As far as I know, this argument was originally aired during the Franks report inquest into the Falklands War. On that occasion, the policy recommendation was “well, sort of vaguely wave our hands, and hope the fascist dictator eats Benny quietly and nobody notices. Let the file mature a bit”. I think it is obvious that this was not the civil service’s finest hour, and the prospect of public scrutiny might have induced someone to come up with a better plan and perhaps be more honest about it.

A further problem is that what the quote is describing is essentially the Noble Lie so dear to Leo Strauss. This is what designers and computer scientists call an anti-pattern – a common example of indefensibly awful practice. It is not actually impossible that the situation above might arise. Perhaps we do need to introduce an alien DNA virus into the school milk to induce immunity against Case NIGHTMARE GREEN. However, it is far more likely that the civil servant involved is actually doing just what it looks like, proposing a horrifically dangerous, stupid, irresponsible, and evil plan that ought never to have been thought for more than seconds. In fact, fundamental cognitive biases mean that someone whose idea is stupid, evil, or impossible and they know it, or whose motives are corrupt, is very likely to make use of such an argument to protect themselves.

I think of this as a She Was Asking For It argument – it isn’t impossible that she was, but it is infinitely more likely that you are just trying to wriggle out of the consequences of your own behaviour, and therefore it is a safe aim-off to treat all such arguments as being dishonest. Once you admit the possibility, you’re going to get a lot of shit in the meat.
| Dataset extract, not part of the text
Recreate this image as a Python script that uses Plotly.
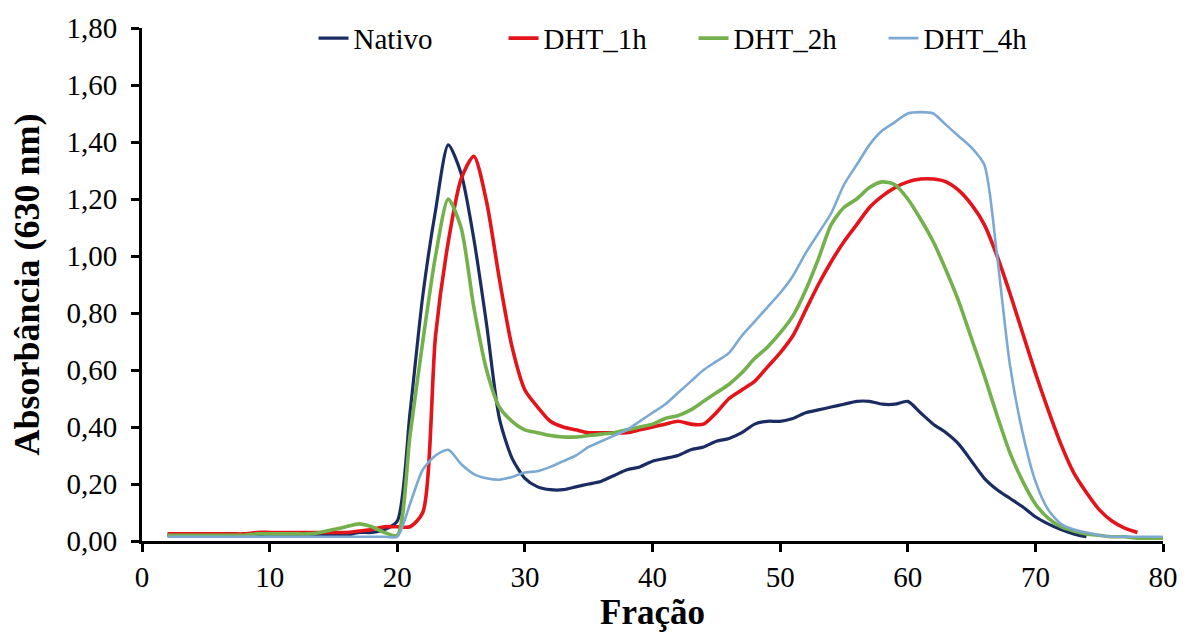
import plotly.graph_objects as go

# ---- data ----
fracao_nativo = list(range(2, 75))
nativo = [0.02, 0.02, 0.02, 0.02, 0.02, 0.02, 0.02, 0.02, 0.02, 0.02, 0.02, 0.02, 0.02, 0.02, 0.02,
          0.03, 0.03, 0.04, 0.07, 0.45, 0.86, 1.16, 1.39, 1.29, 1.06, 0.76, 0.43, 0.29, 0.22, 0.19,
          0.18, 0.18, 0.19, 0.20, 0.21, 0.23, 0.25, 0.26, 0.28, 0.29, 0.30, 0.32, 0.33, 0.35, 0.36,
          0.38, 0.41, 0.42, 0.42, 0.43, 0.45, 0.46, 0.47, 0.48, 0.49, 0.49, 0.48, 0.48, 0.49, 0.45,
          0.41, 0.38, 0.34, 0.28, 0.22, 0.18, 0.15, 0.12, 0.085, 0.06, 0.04, 0.025, 0.015]

fracao_1h = list(range(2, 79))
dht_1h = [0.025, 0.025, 0.025, 0.025, 0.025, 0.025, 0.025, 0.03, 0.03, 0.03, 0.03, 0.03, 0.03, 0.03,
          0.03, 0.035, 0.04, 0.05, 0.05, 0.05, 0.10, 0.72, 1.05, 1.27, 1.35, 1.19, 0.92, 0.68, 0.53,
          0.47, 0.42, 0.40, 0.39, 0.38, 0.38, 0.38, 0.38, 0.39, 0.40, 0.41, 0.42, 0.41, 0.41, 0.45,
          0.50, 0.53, 0.56, 0.61, 0.66, 0.72, 0.81, 0.90, 0.98, 1.05, 1.11, 1.17, 1.21, 1.24, 1.26,
          1.27, 1.27, 1.26, 1.23, 1.18, 1.11, 1.00, 0.87, 0.73, 0.59, 0.46, 0.34, 0.24, 0.17, 0.11,
          0.07, 0.045, 0.03]

fracao_2h = list(range(2, 81))
dht_2h = [0.02, 0.02, 0.02, 0.02, 0.02, 0.02, 0.02, 0.025, 0.025, 0.025, 0.025, 0.025, 0.03, 0.04,
          0.05, 0.06, 0.05, 0.03, 0.02, 0.37, 0.70, 1.00, 1.20, 1.10, 0.82, 0.60, 0.47, 0.42, 0.39,
          0.38, 0.37, 0.365, 0.365, 0.37, 0.375, 0.38, 0.39, 0.40, 0.41, 0.43, 0.44, 0.46, 0.49, 0.52,
          0.55, 0.59, 0.64, 0.68, 0.73, 0.79, 0.88, 0.99, 1.11, 1.17, 1.20, 1.24, 1.26, 1.25, 1.20,
          1.13, 1.05, 0.95, 0.84, 0.71, 0.58, 0.44, 0.31, 0.21, 0.13, 0.08, 0.05, 0.035, 0.025, 0.02,
          0.015, 0.015, 0.01, 0.01, 0.01]

fracao_4h = list(range(2, 81))
dht_4h = [0.015, 0.015, 0.015, 0.015, 0.015, 0.015, 0.015, 0.015, 0.015, 0.015, 0.015, 0.015, 0.015,
          0.015, 0.015, 0.015, 0.015, 0.015, 0.015, 0.13, 0.25, 0.30, 0.32, 0.27, 0.235, 0.22, 0.215,
          0.225, 0.24, 0.245, 0.26, 0.28, 0.30, 0.33, 0.35, 0.37, 0.39, 0.42, 0.45, 0.48, 0.52, 0.56,
          0.60, 0.63, 0.66, 0.72, 0.77, 0.82, 0.87, 0.93, 1.01, 1.08, 1.15, 1.25, 1.32, 1.39, 1.44,
          1.47, 1.50, 1.505, 1.50, 1.46, 1.42, 1.38, 1.32, 1.00, 0.62, 0.38, 0.21, 0.11, 0.06, 0.04,
          0.03, 0.02, 0.015, 0.015, 0.015, 0.015, 0.015]

series = [
    ("Nativo", fracao_nativo, nativo, "#1B2C62", 3.2),
    ("DHT_1h", fracao_1h, dht_1h, "#E4141B", 3.6),
    ("DHT_2h", fracao_2h, dht_2h, "#74B04C", 3.6),
    ("DHT_4h", fracao_4h, dht_4h, "#7CA9D3", 2.6),
]

x_ticks = [0, 10, 20, 30, 40, 50, 60, 70, 80]
y_ticks = [0.0, 0.2, 0.4, 0.6, 0.8, 1.0, 1.2, 1.4, 1.6, 1.8]
y_tick_labels = ["0,00", "0,20", "0,40", "0,60", "0,80", "1,00", "1,20", "1,40", "1,60", "1,80"]

FONT = "Liberation Serif"

fig = go.Figure()
for name, xs, ys, color, width in series:
    fig.add_trace(go.Scatter(
        x=xs, y=ys, name=name, mode="lines",
        line=dict(color=color, width=width, shape="spline", smoothing=0.7),
    ))

fig.update_layout(
    width=1190, height=634,
    margin=dict(l=142, r=16, t=28, b=93),
    paper_bgcolor="white", plot_bgcolor="white",
    font=dict(family=FONT, color="black", size=29),
    showlegend=True,
    legend=dict(orientation="h", x=0.168, xanchor="left", y=0.98, yanchor="middle",
                font=dict(family=FONT, size=29, color="black"),
                bgcolor="rgba(0,0,0,0)", itemwidth=30, tracegroupgap=0,
                entrywidth=145, entrywidthmode="pixels"),
    xaxis=dict(range=[0, 80], tickvals=x_ticks, showline=True, linecolor="black", linewidth=3,
               ticks="outside", ticklen=8, tickwidth=3, tickcolor="black", showgrid=False,
               zeroline=False, tickfont=dict(family=FONT, size=29),
               title=dict(text="<b>Fração</b>", font=dict(family=FONT, size=35), standoff=4)),
    yaxis=dict(range=[0, 1.8], tickvals=y_ticks, ticktext=y_tick_labels, showline=True,
               linecolor="black", linewidth=3, ticks="outside", ticklen=8, tickwidth=3,
               tickcolor="black", showgrid=False, zeroline=False,
               ticklabelstandoff=8,
               tickfont=dict(family=FONT, size=29),
               title=dict(text="<b>Absorbância (630 nm)</b>", font=dict(family=FONT, size=36),
                          standoff=16)),
)

fig.write_html("out.html")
Beyond that, we can knock off the other arguments quickly. Civil servants might be afraid of punishment for airing ideas considered weird. Well that’s why we have a professional civil service with independent line management. The problem isn’t the idea, it’s the practice of punishing people for thinking. The public might be alarmed. Bullshit! Blah blah politically embarrassing. Grow up. The register might contain secret information. Well that’s what the complex disclosure machinery in the Freedom of Information Act is for. We already fixed it.

Advice of the form “If I were you, I’d do X. But don’t tell anyone I told you, and I don’t want to take any responsibility for this.” is probably bad advice.

2 Comments on "If I were you I’d do X. But obviously I don’t feel responsible for the consequences"


  1. Your MP’s comment suggests they don’t know what a Risk Register is. The worst case scenario might be the agregate of all the residual risks in a register, but their comment suggests they are making a basic error and identifying the consequences of risk and not the risks themselves.

    The Risk Register should identify the barriers, actual and potential, to implementing, in this case the NHS reforms and the management activities to mitigate them.

    Rather than cause alarm publishing the risk register(s)could actually increase confidence if they show that the Government knows what it is doing, but I am not betting on the latter.

    Reply

  2. Formidably stupid indeed, though it is the reason given for not releasing minutes of Cabinet meetings and various other examples of official secrecy. Apparently we are not allowed to know whether anyone has thought through all the implications of the reform of the NHS because the mere mention of some of the possible implications (eg control of epidemics and infectious diseases, response to major incidents, children at risk, evaluation and monitoring of drugs and treatment protocols) might scare the public. It is the idea of people like Ms Featherstone discussing these high risk areas with no transparency that scares me.